La Grande Muraille : les secrets de sa construction

Recension rédigée par Yves Rodrigue


Sur la Grande Muraille voici un petit livre qu’il faut lire avant d’aller en Chine. Plus qu’un guide pour touristes c’est un exposé d’historien sur la construction et la gestion du plus grand ouvrage des hommes. Le texte sans grandiloquence ni superlatifs superflus est illustré de photographies suffisamment éloquentes (créditées mais souvent non identifiées) C’est la réunion, la synthèse et la finition sur 7.000 kilomètres, au cours de la dynastie Ming, de plusieurs murailles construites sous les Zhou orientaux (770 à 221 avant JC) puis jusqu’en 1620, sous les dynasties de la Chine unifiée par Ying Zheng. Murailles entre les neufs Royaumes combattants, murailles pour se protéger des agressions des nomades du nord (Les Mongols en 1449 firent prisonnier l’Empereur Ming à la bataille de Tumubao), muraille traçant enfin les deux parties complémentaires du pays : nomades éleveurs et villageois agriculteurs. Les parcours de ces remparts décrits dans le texte, auraient été plus lisibles sur des cartes ou schémas, l’unique croquis de première page laissant à désirer par rapport aux informations historiques ou techniques.
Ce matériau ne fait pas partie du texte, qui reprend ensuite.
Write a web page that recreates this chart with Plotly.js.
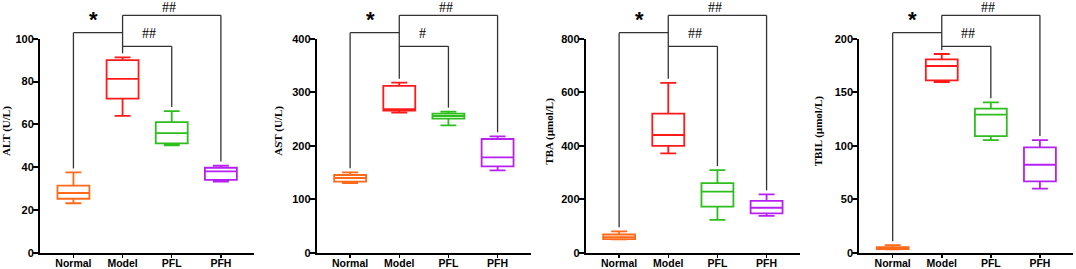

 Les chantiers mobilisèrent des millions de fantassins de garnisons et de civils libres ou prisonniers exploitant et transportant les matériaux locaux : pierres, briques de 15 kilos, loess compressé mêlé à des branchages. L’auteur évoque ces chantiers et les ouvrages complétant les remparts : fortins, tours de guet et d’alarme, passes terrestres et fluviales, relais postaux, garnisons et faubourgs fortifiés (les urnes). Il décrit aussi la gestion complexe d’un ouvrage qui se voulait défensif et offensif de façon permanente. Cette description prouve le niveau atteint dans diverses techniques : signalisation et communication, intendance militaire, armements, garnisons en alerte, défrichage par l’armée de terres cultivées aux pieds des remparts, franchissement de fleuves etc. Ce plaisant ouvrage se termine par une ‘visite guidée de 21 passes choisies parmi les plus belles et célèbres. Leur importance fut souvent grandie par la présence de marchés de produits et les salutations nécessaires au maintien de la paix : chevaux d’un côté, thé et soie de l’autre et bien d’autres marchandises et gestes de bon voisinage.

On aurait aimé des récits de combats au pied de La Grande Muraille. Il y en a eu peu car elle a bien assumé son rôle préventif. Les Mandchous l’ont cependant prise et en partie démontée ; Et les Mongols contournée ou franchie ? La grande Muraille s’apparente mieux au limes romain qu’à la ligne Maginot. Frontière entre civilisation et barbarie, elle fut franchissable à la faveur des querelles de l’Empire ou  de compromissions locales. En insistant sur le caractère offensif de l’ouvrage, l’auteur fait référence aux conquêtes sur les barbares qui ont fait de la Muraille le symbole de l’Empire unifié.